Héliciculture : une belle opération escargots
L'élevage d'escargots est une diversification peu commune qui, malgré ses contraintes, semble constituer une valeur sûre. Reportage à la Ferme du Colimaçon, chez Philippe et Quentin Maurice.
L'élevage d'escargots est une diversification peu commune qui, malgré ses contraintes, semble constituer une valeur sûre. Reportage à la Ferme du Colimaçon, chez Philippe et Quentin Maurice.
Ils ne seraient qu'environ 400 sur tout le territoire français, et une poignée en Île-de-France, selon un rapport du Conseil général de l'alimentation, de l'agriculture et des espaces ruraux (CGAAER)*. Les héliciculteurs produisent pourtant un aliment phare de la gastronomie française, souvent servi et consommé au moment des fêtes de fin d'année : l'escargot. « Un potentiel de développement existe pour une production d’escargots nés, élevés et transformés en France. À condition d’être bien maîtrisée, cette activité constituerait une piste de diversification pour des éleveurs d’autres filières », souligne le CGAAER dans sa note de mission.
C'est cette volonté de diversification qui a conduit Philippe Maurice à se lancer dans l'aventure de l'héliciculture. Au début des années 90, il est installé sur la ferme familiale de 47 hectares en polyculture, située à Oinville-sur-Montcient (Yvelines). Il cesse l'activité d'élevage de bovins menée par ses parents, agrandit les surfaces et déménage la ferme à la sortie du village. En 1997, son épouse souhaite revenir sur l'exploitation. Pour dégager un second salaire, il faut diversifier. « L'idée de faire une activité de production et vente d'escargots est venue de ma mère, qui adorait en manger », raconte Quentin Maurice, le fils de Philippe.
Sa mère suit une formation à Rennes (Ille-et-Vilaine) sur le sujet. Une escargotière de 350 m2 est construite, ressemblant à une grande serre entourée d'une clôture électrique. Des tuiles, sources de chaleur, constituent des abris douillets. Un système de brumisation se déclenche deux fois par jour pour apporter la dose d'humidité nécessaire. En effet, le petit gastéropode est fragile. S'il fait trop chaud, les escargots peuvent s'entasser par groupe autour de zones fraîches, ce qui favorise le développement de maladies.
Des étapes d'élevage bien distinctes
Depuis, chaque année, entre 120 000 et 140 000 escargots gros et petits gris sont produits sur le site. L'élevage suit une série d'étapes bien précises. Début novembre, la serre est vidée et nettoyée. En février et mars, c'est l'implantation des couverts végétaux : radis chinois, chia, vesce, phacélie. Ils constitueront une partie de l'alimentation des escargots. Une attention particulière doit leur être consacrée : s'il n'y en a pas assez, ou si les couverts ne sont pas assez diversifiés, les escargots ne pourront pas manger à leur faim pendant les mois d'été.

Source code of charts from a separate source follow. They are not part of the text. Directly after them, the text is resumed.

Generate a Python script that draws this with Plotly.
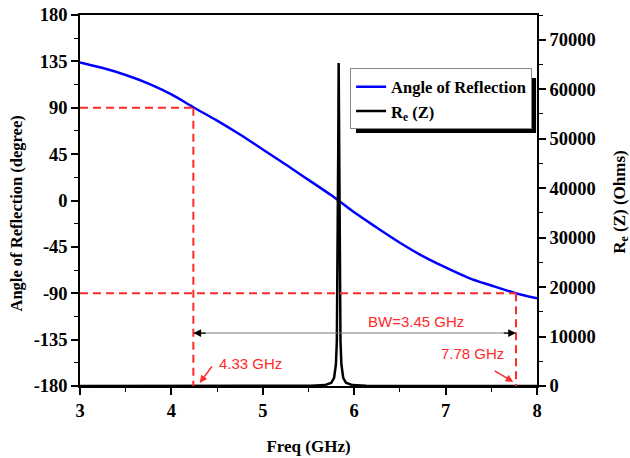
import plotly.graph_objects as go

# Angle of reflection vs frequency
freq_angle = [3.0, 3.25, 3.5, 3.75, 4.0, 4.25, 4.5, 4.75, 5.0, 5.25, 5.5, 5.75,
              6.0, 6.25, 6.5, 6.75, 7.0, 7.25, 7.5, 7.75, 8.0]
angle_deg = [134, 128.5, 121.8, 113.5, 103, 90, 77.5, 64, 49.5, 35, 20, 5,
             -11.5, -26.5, -41, -54, -65, -75, -82.5, -89.5, -95]

# Real part of impedance (narrow resonance)
freq_re = [3.0, 5.4, 5.53, 5.68, 5.75, 5.78, 5.80, 5.81, 5.82, 5.825, 5.83,
           5.835, 5.84, 5.85, 5.86, 5.88, 5.91, 5.98, 6.13, 8.0]
re_z = [10, 30, 46, 185, 650, 1630, 4350, 9000, 25500, 47000, 65300,
        47000, 25500, 9000, 4350, 1630, 650, 185, 46, 10]

# Axis ticks
angle_ticks = [-180, -135, -90, -45, 0, 45, 90, 135, 180]
angle_ticktext = ["-180", "-135", "-90", "-45", "0", "45", "90", "135", "180"]
re_ticks = [0, 10000, 20000, 30000, 40000, 50000, 60000, 70000]
re_ticktext = ["0", "10000", "20000", "30000", "40000", "50000", "60000", "70000"]

# Bandwidth markers
f_low, f_high = 4.24, 7.77
angle_levels = [90, -90]
bw_arrow_angle = -128.6
label_bw = "BW=3.45 GHz"
label_low = "4.33 GHz"
label_high = "7.78 GHz"

red = "#ff2a2a"
serif = "Liberation Serif"
sans = "Liberation Sans"

fig = go.Figure()
fig.add_trace(go.Scatter(x=freq_angle, y=angle_deg, mode="lines", line=dict(color="#0000ff", width=2.5, shape="spline"),
                         name="Angle of Reflection", yaxis="y"))
fig.add_trace(go.Scatter(x=freq_re, y=re_z, mode="lines", line=dict(color="black", width=2.5),
                         name="R<sub>e</sub> (Z)", yaxis="y2"))

dash = dict(color=red, width=2, dash="8px,5px")
fig.add_shape(type="line", xref="x", yref="y", x0=3, x1=f_low, y0=angle_levels[0], y1=angle_levels[0], line=dash)
fig.add_shape(type="line", xref="x", yref="y", x0=f_low, x1=f_low, y0=angle_levels[0], y1=-180, line=dash)
fig.add_shape(type="line", xref="x", yref="y", x0=3, x1=f_high, y0=angle_levels[1], y1=angle_levels[1], line=dash)
fig.add_shape(type="line", xref="x", yref="y", x0=f_high, x1=f_high, y0=angle_levels[1], y1=-180, line=dash)
fig.add_shape(type="line", xref="x", yref="y", x0=f_low, x1=f_high, y0=bw_arrow_angle, y1=bw_arrow_angle,
              line=dict(color="#777777", width=1))

# legend shadow
fig.add_shape(type="rect", xref="paper", yref="paper", x0=0.604, x1=0.998, y0=0.682, y1=0.830,
              fillcolor="black", line=dict(width=0), layer="above")

# double arrow heads
for tip, tail in [(f_low, f_low + 0.15), (f_high, f_high - 0.15)]:
    fig.add_annotation(x=tip, y=bw_arrow_angle, ax=tail, ay=bw_arrow_angle, axref="x", ayref="y",
                       xref="x", yref="y", showarrow=True, arrowhead=2, arrowsize=1.3, arrowwidth=1.2,
                       arrowcolor="black", text="")

fig.add_annotation(x=6.68, y=-117.5, text=label_bw, showarrow=False, font=dict(family=sans, size=15, color=red))
fig.add_annotation(x=4.86, y=-157.7, text=label_low, showarrow=False, font=dict(family=sans, size=15, color=red))
fig.add_annotation(x=7.29, y=-148, text=label_high, showarrow=False, font=dict(family=sans, size=15, color=red))
fig.add_annotation(x=4.31, y=-177, ax=4.455, ay=-159.6, axref="x", ayref="y", xref="x", yref="y",
                   text="", showarrow=True, arrowhead=2, arrowsize=1, arrowwidth=1.5, arrowcolor=red)
fig.add_annotation(x=7.74, y=-176, ax=7.52, ay=-164.5, axref="x", ayref="y", xref="x", yref="y",
                   text="", showarrow=True, arrowhead=2, arrowsize=1, arrowwidth=1.5, arrowcolor=red)

tickfont = dict(family=serif, size=18.5, color="black", weight="bold")
titlefont = dict(family=serif, size=17, color="black", weight="bold")

# axis titles as positioned annotations
fig.add_annotation(text="Angle of Reflection (degree)", textangle=-90, xref="paper", yref="paper",
                   x=-0.14, y=0.465, xanchor="center", yanchor="middle", showarrow=False,
                   font=dict(family=serif, size=16.5, color="black", weight="bold"))
fig.add_annotation(text="R<sub>e</sub> (Z) (Ohms)", textangle=-90, xref="paper", yref="paper",
                   x=1.182, y=0.497, xanchor="center", yanchor="middle", showarrow=False, font=titlefont)

fig.update_layout(
    width=630, height=458,
    margin=dict(l=80, r=93, t=15, b=72),
    plot_bgcolor="white", paper_bgcolor="white",
    showlegend=True,
    legend=dict(x=0.591, y=0.856, xanchor="left", yanchor="top", bgcolor="white",
                bordercolor="#888888", borderwidth=1, font=dict(family=serif, size=16.5, color="black", weight="bold"),
                tracegroupgap=0, itemwidth=30),
    xaxis=dict(range=[3, 8], dtick=1, showline=True, linecolor="black", linewidth=1.5, mirror=True,
               automargin=False,
               ticks="outside", ticklen=7, tickwidth=1.5, tickcolor="black", showgrid=False, zeroline=False,
               minor=dict(dtick=0.5, ticks="outside", ticklen=4, tickcolor="black", tickwidth=1.2),
               tickfont=tickfont, title=dict(text="Freq (GHz)", font=titlefont, standoff=20)),
    yaxis=dict(range=[-180, 180], tickvals=angle_ticks, ticktext=angle_ticktext, showline=True, linecolor="black",
               automargin=False,
               linewidth=1.5, ticks="outside", ticklen=7, tickwidth=1.5, tickcolor="black", showgrid=False,
               zeroline=False,
               minor=dict(dtick=22.5, ticks="outside", ticklen=4, tickcolor="black", tickwidth=1.2),
               tickfont=tickfont),
    yaxis2=dict(range=[0, 75000], tickvals=re_ticks, ticktext=re_ticktext, overlaying="y", side="right",
                showline=True, linecolor="black", automargin=False,
                linewidth=1.5, ticks="outside", ticklen=7, tickwidth=1.5, tickcolor="black", showgrid=False,
                zeroline=False, minor=dict(dtick=5000, ticks="outside", ticklen=4, tickcolor="black", tickwidth=1.2),
                tickfont=tickfont),
)

fig.write_html("out.html")
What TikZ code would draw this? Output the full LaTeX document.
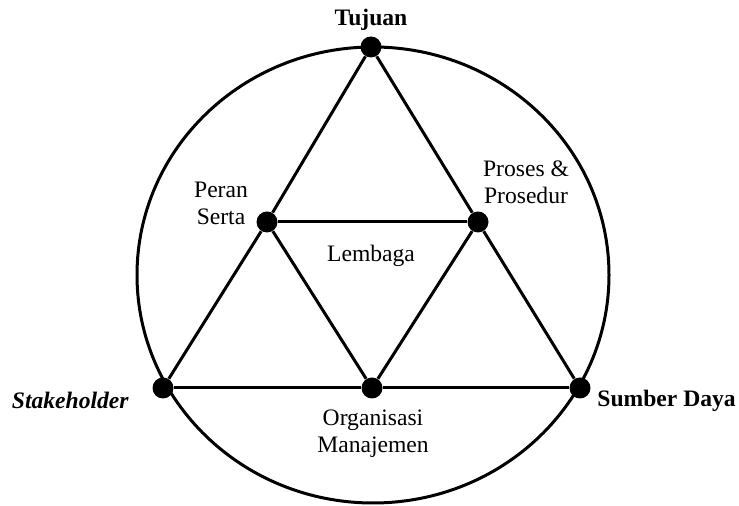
\documentclass[tikz,border=0pt]{standalone}
\usepackage{fontspec}
\setmainfont{Liberation Serif}
\usetikzlibrary{positioning}

\begin{document}
\begin{tikzpicture}[
  x=0.5pt, y=-0.5pt,
  font=\fontsize{11.8}{13.5}\selectfont,
  dot/.style={circle, fill=black, inner sep=0pt, minimum size=10.5pt},
  edge/.style={line width=1.5pt},
  lbl/.style={align=center, inner sep=0pt},
  key/.style={lbl, font=\fontsize{11.8}{13.5}\selectfont\bfseries},
]

% ---- Frame (image pixels) ---------------------------------------------------
\useasboundingbox (0,0) rectangle (739,506);

% ---- Outer circle -----------------------------------------------------------
\draw[edge] (373,275) ellipse [x radius=118pt, y radius=114pt];

% ---- Points -----------------------------------------------------------------
\node[dot] (tujuan)  at (371,47)  {};
\node[dot] (stake)   at (163,388) {};
\node[dot] (sumber)  at (580,388) {};
\node[dot] (peran)   at (267,222) {};
\node[dot] (proses)  at (478,222) {};
\node[dot] (organ)   at (372,388) {};

% ---- Triangles --------------------------------------------------------------
\draw[edge] (tujuan) -- (peran);
\draw[edge] (peran)  -- (stake);
\draw[edge] (tujuan) -- (proses);
\draw[edge] (proses) -- (sumber);
\draw[edge] (stake)  -- (organ);
\draw[edge] (organ)  -- (sumber);
\draw[edge] (peran)  -- (proses);
\draw[edge] (peran)  -- (organ);
\draw[edge] (proses) -- (organ);

% ---- Labels -----------------------------------------------------------------
\node[key] (tTujuan) at (371,20) {Tujuan};
\node[key, font=\fontsize{11.8}{13.5}\selectfont\bfseries\itshape, anchor=east]
  (tStake) at (129,400) {Stakeholder};
\node[key, anchor=west] (tSumber) at (597,401) {Sumber Daya};
\node[lbl] (tPeran)  at (221,203) {Peran\\Serta};
\node[lbl] (tProses) at (526,182) {Proses \&\\Prosedur};
\node[lbl] (tLembaga) at (371,256) {Lembaga};
\node[lbl] (tOrgan)  at (373,434) {Organisasi\\Manajemen};

\end{tikzpicture}
\end{document}
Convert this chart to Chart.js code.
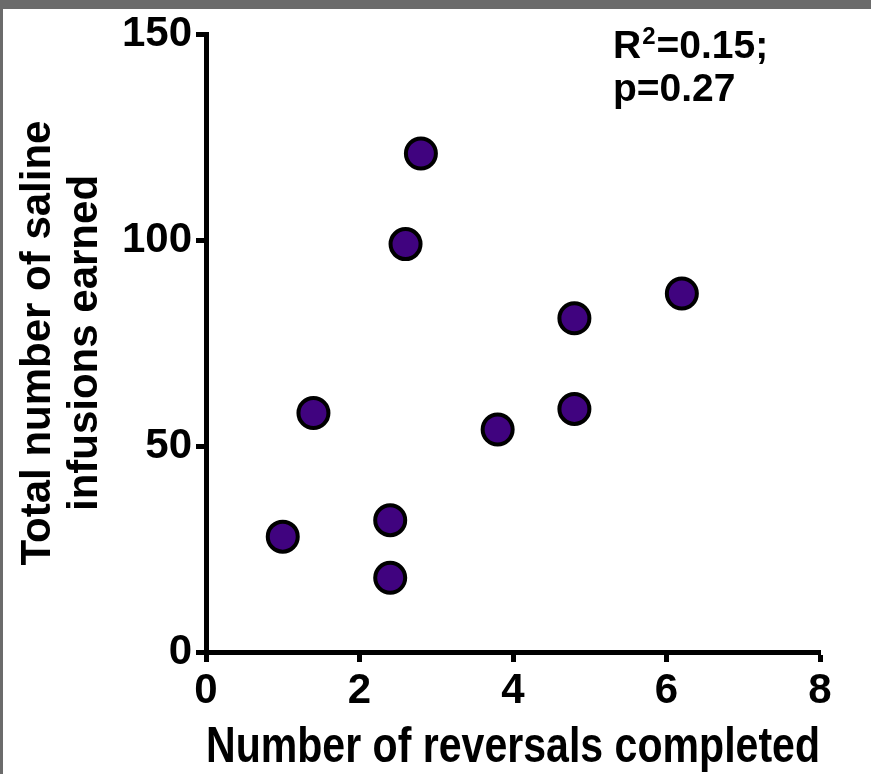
<!DOCTYPE html>
<html>
<head>
<meta charset="utf-8">
<script src="https://cdn.jsdelivr.net/npm/chart.js@4.4.1/dist/chart.umd.min.js"></script>
<style>
  html, body { margin: 0; padding: 0; background: #fff; }
  .frame { width: 868px; height: 765px; border-top: 9px solid #6b6b6b; border-left: 3px solid #6b6b6b; }
  .frame canvas { display: block; }
</style>
</head>
<body>
<div class="frame"><canvas id="scatter" width="868" height="765"></canvas></div>
<script>
// values
const reversals = [1.0, 1.4, 2.4, 2.4, 2.6, 2.8, 3.8, 4.8, 4.8, 6.2];
const infusions = [28, 58, 32, 18, 99, 121, 54, 81, 59, 87];
const xRange = [0, 8];
const yRange = [0, 150];
const xStep = 2;
const yStep = 50;
const xTitle = 'Number of reversals completed';
const yTitle = ['Total number of saline', 'infusions earned'];
const statR2 = '0.15';
const statP = '0.27';

const narrow = '"Liberation Sans Narrow", "Liberation Sans", Arial, sans-serif';
const wide = '"Liberation Sans", Arial, sans-serif';

// R^2 / p text in the top right corner
const statsLabel = {
  id: 'statsLabel',
  afterDraw(chart) {
    const ctx = chart.ctx;
    const x0 = chart.chartArea.right - 207;
    const y0 = chart.chartArea.top + 24;
    ctx.save();
    ctx.fillStyle = '#000';
    ctx.textBaseline = 'alphabetic';
    ctx.font = 'bold 39px ' + wide;
    ctx.fillText('R', x0, y0);
    let x = x0 + ctx.measureText('R').width;
    ctx.font = 'bold 24px ' + wide;
    ctx.fillText('2', x + 1, y0 - 14);
    x += ctx.measureText('2').width + 2;
    ctx.font = 'bold 39px ' + wide;
    ctx.fillText('=' + statR2 + ';', x, y0);
    ctx.fillText('p=' + statP, x0, y0 + 43);
    ctx.restore();
  }
};

const ctx = document.getElementById('scatter').getContext('2d');
const chart = new Chart(ctx, {
  type: 'scatter',
  data: {
    datasets: [{
      data: reversals.map((r, i) => ({ x: r, y: infusions[i] })),
      backgroundColor: '#40037f',
      borderColor: '#000',
      borderWidth: 4,
      pointRadius: 15,
      pointHoverRadius: 15,
    }],
  },
  options: {
    responsive: false,
    animation: false,
    layout: { padding: { top: 25, right: 51, left: 0, bottom: 0 } },
    plugins: { legend: { display: false }, tooltip: { enabled: false } },
    scales: {
      x: {
        type: 'linear',
        min: xRange[0],
        max: xRange[1],
        afterFit: (s) => { s.height = 122; },
        border: { display: true, color: '#000', width: 5 },
        grid: { drawOnChartArea: false, drawTicks: true, tickLength: 10, tickWidth: 5, tickColor: '#000' },
        ticks: { stepSize: xStep, color: '#000', padding: 8, font: { family: narrow, size: 42, weight: 'bold', lineHeight: 1 } },
        title: {
          display: true,
          text: xTitle,
          color: '#000',
          padding: { top: 0, bottom: 1 },
          font: { family: narrow, size: 50, weight: 'bold', lineHeight: 1.0 },
        },
      },
      y: {
        type: 'linear',
        min: yRange[0],
        max: yRange[1],
        afterFit: (s) => { s.width = 203; },
        border: { display: true, color: '#000', width: 5 },
        grid: { drawOnChartArea: false, drawTicks: true, tickLength: 10, tickWidth: 5, tickColor: '#000' },
        ticks: { stepSize: yStep, color: '#000', padding: 4, font: { family: narrow, size: 42, weight: 'bold', lineHeight: 1 } },
        title: {
          display: true,
          text: yTitle,
          color: '#000',
          padding: { top: 12, bottom: 0 },
          font: { family: wide, size: 42, weight: 'bold', lineHeight: 1.12 },
        },
      },
    },
  },
  plugins: [statsLabel],
});
</script>
</body>
</html>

Les naissains (jeunes escargots) sont livrés en mars-avril, alors qu'ils n'ont que 7 jours. Pendant six à sept mois, ils vont grossir tranquillement jusqu'à atteindre leur taille adulte. Un complément de nutriments, farines et calcium leur est donné. Vient ensuite le ramassage, à partir de fin août-début septembre. Les escargots sont placés en chambre froide, dans un bâtiment érigé juste à côté de l'escargotière, et entrent alors immédiatement en hibernation.
Un travail en famille
Au mois de septembre, c'est la phase de préparation : les escargots sont plongés dans une eau bouillante, décoquillés à la main, rincés, ce qui permet d'obtenir des chairs blanchies. « Toute la famille se met à ce travail autour de la table, dans notre laboratoire », raconte Quentin Maurice. Les coquilles les plus belles sont récupérées pour les préparations. Cette tâche minutieuse se poursuit avec la cuisson et la confection de farces, beurre persillé et autres, afin de pouvoir livrer les produits le lendemain aux marchés et dans les boutiques des revendeurs.
Ce savoir-faire artisanal plaît aux clients, qui reviennent fidèlement tous les ans depuis plus de deux décennies. Dans les cartons se trouve l'idée de réaliser des préparations en bocal, ce qui permettrait de continuer à vendre au printemps, à Pâques. À condition de retrouver un peu de temps entre l'élevage, les marchés, la vente en direct, la veille à mener contre les prédateurs (fourmis, lézards, rats, mulots, musaraignes, etc.)… et le travail qui continue à l'exploitation !
*Mission d'appui et de conseil à la production d'escargots, CGAAER, juillet 2022.